Although punk and longevity were anathema to each other that doesn't necessarily mean that punk rockers had built-in obsolescence. It was simply a question of staying relevant by doing new things. Buzzcocks were certainly one of the most influential and exciting of the first wave of British punk bands, but they haven't really done much to justify their continued existence.

They've neither matched their past glories nor moved significantly beyond punk's original one-dimensional script, and they appear content to settle for a formulaic, anachronistic sound. These days, it almost seems quaint.

Arguably, the only still-functioning punk outfit that merits attention now is Wire. From the outset the group reinvented itself from album to album and its shifting identities became all the more intriguing (although not always entirely successful) as the band members brought ideas from their solo endeavors to bear on Wire projects. The case of Buzzcocks is puzzling. Pete Shelley's occasional solo ventures have been engaging enough and his collaboration with ex-Buzzcock Howard Devoto (Buzzkunst) was one of 2002's more interesting releases. With Buzzcocks, however, he seems to regress.

The cover of this CD sets the terms quite clearly. It's got nostalgia written all over it, a seeming admission that Shelley and Diggle have pretty much given up trying to have any contemporary relevance. Not only is this an artfully(?) low-quality black-and-white photo of the band that looks as if it dates to circa '77, it also bears a curious resemblance to one of punk's iconic record sleeves: it's hard not to think of the cover of the first Clash album when you look at the street-cred pose, the apparent DIY Union Jack adornment on the white boiler-suit, and the slashed Buzzcocks logo.
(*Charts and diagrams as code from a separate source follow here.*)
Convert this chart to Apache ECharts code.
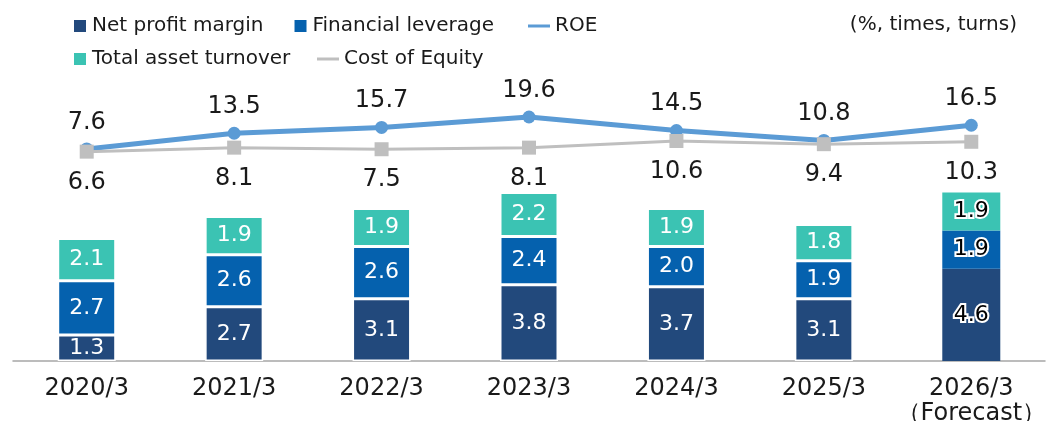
<!DOCTYPE html>
<html>
<head>
<meta charset="utf-8">
<script src="https://cdn.jsdelivr.net/npm/echarts@6/dist/echarts.min.js"></script>
<style>
  html, body { margin: 0; padding: 0; background: #fff; }
  #chart { width: 1048px; height: 421px; }
</style>
</head>
<body>
<div id="chart"></div>
<script>
const categories = ["2020/3", "2021/3", "2022/3", "2023/3", "2024/3", "2025/3", "2026/3\n（Forecast）"];
const netProfitMargin = [1.3, 2.7, 3.1, 3.8, 3.7, 3.1, 4.6];
const financialLeverage = [2.7, 2.6, 2.6, 2.4, 2.0, 1.9, 1.9];
const totalAssetTurnover = [2.1, 1.9, 1.9, 2.2, 1.9, 1.8, 1.9];
const roe = [7.6, 13.5, 15.7, 19.6, 14.5, 10.8, 16.5];
const costOfEquity = [6.6, 8.1, 7.5, 8.1, 10.6, 9.4, 10.3];
const forecastIdx = 6;

const font = "DejaVu Sans";
const fmt = p => Number(p.value).toFixed(1);

// 予想値のラベルは黒字＋白縁
const forecastLabel = {
  color: "#000",
  textBorderColor: "#fff",
  textBorderWidth: 4
};

function barData(values) {
  return values.map((v, i) =>
    i === forecastIdx
      ? { value: v, label: forecastLabel, itemStyle: { borderWidth: 0 } }
      : v
  );
}

function barSeries(name, values, color) {
  return {
    name,
    type: "bar",
    stack: "total",
    barWidth: 58,
    data: barData(values),
    itemStyle: { color, borderColor: "#fff", borderWidth: 1.5 },
    label: {
      show: true,
      position: "inside",
      color: "#fff",
      fontFamily: font,
      fontSize: 22,
      formatter: fmt
    },
    emphasis: { disabled: true }
  };
}

const chart = echarts.init(document.getElementById("chart"));

const legendText = { fontFamily: font, fontSize: 20, color: "#1a1a1a", lineHeight: 24 };

chart.setOption({
  animation: false,
  title: {
    text: "(%, times, turns)",
    right: 26,
    top: 10,
    textStyle: { fontFamily: font, fontSize: 20, fontWeight: "normal", color: "#1a1a1a" }
  },
  legend: [
    {
      data: ["Net profit margin", "Financial leverage"],
      left: 72, top: 14, padding: 0, itemGap: 29,
      icon: "rect", itemWidth: 14, itemHeight: 14,
      textStyle: legendText
    },
    {
      data: ["ROE"],
      left: 528, top: 14, padding: 0,
      icon: "rect", itemWidth: 22, itemHeight: 3,
      textStyle: legendText
    },
    {
      data: ["Total asset turnover"],
      left: 72, top: 47, padding: 0,
      icon: "rect", itemWidth: 14, itemHeight: 14,
      textStyle: legendText
    },
    {
      data: ["Cost of Equity"],
      left: 317, top: 47, padding: 0,
      icon: "rect", itemWidth: 22, itemHeight: 3,
      textStyle: legendText
    }
  ],
  grid: { left: 13, right: 3, top: 60, bottom: 60, outerBoundsMode: "none", containLabel: false },
  xAxis: {
    type: "category",
    data: categories,
    axisLine: { lineStyle: { color: "#a6a6a6", width: 1.5 } },
    axisTick: { show: false },
    axisLabel: {
      interval: 0,
      fontFamily: font,
      fontSize: 24,
      color: "#1a1a1a",
      margin: 15,
      lineHeight: 25
    }
  },
  yAxis: [
    { type: "value", min: 0, max: 15, show: false },
    { type: "value", min: -72, max: 41, show: false }
  ],
  series: [
    barSeries("Net profit margin", netProfitMargin, "#22497c"),
    barSeries("Financial leverage", financialLeverage, "#0561ae"),
    barSeries("Total asset turnover", totalAssetTurnover, "#3bc3b3"),
    {
      name: "ROE",
      type: "line",
      yAxisIndex: 1,
      data: roe,
      symbol: "circle",
      symbolSize: 13,
      itemStyle: { color: "#5b9bd5" },
      lineStyle: { color: "#5b9bd5", width: 5 },
      label: {
        show: true,
        position: "top",
        distance: 8,
        fontFamily: font,
        fontSize: 24,
        color: "#1a1a1a",
        formatter: fmt
      },
      z: 3
    },
    {
      name: "Cost of Equity",
      type: "line",
      yAxisIndex: 1,
      data: costOfEquity,
      symbol: "rect",
      symbolSize: 14,
      itemStyle: { color: "#bfbfbf" },
      lineStyle: { color: "#bfbfbf", width: 3 },
      label: {
        show: true,
        position: "bottom",
        distance: 12,
        fontFamily: font,
        fontSize: 24,
        color: "#1a1a1a",
        formatter: fmt
      },
      z: 4
    }
  ]
});
</script>
</body>
</html>
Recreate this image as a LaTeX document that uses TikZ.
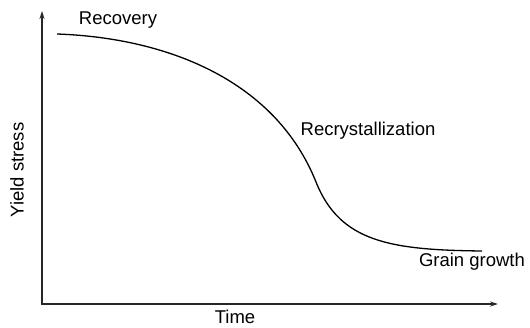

It's as if they're trying too hard to remind listeners that they're the real McCoy, original punk rockers. And given that they set those terms, then we can only judge accordingly. Can this record somehow recapture the power and excitement of those heady early days?

Everyone loves a bit of nostalgia and I'd be the first to admit that it would be great to hear a set of contemporary Buzzcocks songs that have the power of their early work. Unfortunately, though, this record only confirms that nostalgia ain't what it used to be.

Granted, Buzzcocks sounds very '77/'78, albeit with better production, but it's largely devoid of the hooks, the melodies, and the anxious, deconstructed bubblegum pop feel that made the band's early material so memorable. Pete Shelley numbers such as "Jerk," with its vintage police-siren-cum-buzz-saw guitar, and the poppier "Friends" do make a valiant effort. But they're not a patch on classics like "I Don't Mind," "Sixteen," "What Do I Get?" or "Ever Fallen in Love?"

As on the band's last studio outing, 1999's Modern, Steve Diggle's contributions are weaker than those of Shelley, often sounding tired and derivative. Like many of their peers, Buzzcocks borrowed from the Ramones' high-speed pop-punk aesthetic but Shelley and co. gave it their own twist. Now, however, on Diggle's "Up for the Crack," Buzzcocks simply sound like the Ramones. And while punk-revivalist upstarts such as Green Day were clearly influenced by Buzzcocks, Diggle's "Sick City Sometimes" comes off as an imitation of, well, Green Day. That said, Diggle's "Wake Up Call" isn't too bad, but only inasmuch as its big, crunchy guitars and sing-along feel put listeners in mind of Social Distortion.

To be fair, a couple of tracks (both written by Shelley and Devoto) do stand out from the generally unremarkable proceedings. The old-school thrash "Stars" is reprised from Buzzkunst and given rawer treatment; the equally raucous "Lester Sands," a Buzzcocks track dating from 1976, is a fine piece of noisy, sub-three minute character assassination.

At the end of 35 minutes, it has to be said that Buzzcocks haven't made a particularly strong case for their continued existence in 2003. "Your time's up," sang Howard Devoto back in 1976 on one of the group's earliest recordings. Twenty-seven years later, sadly, that's never been more true for this band.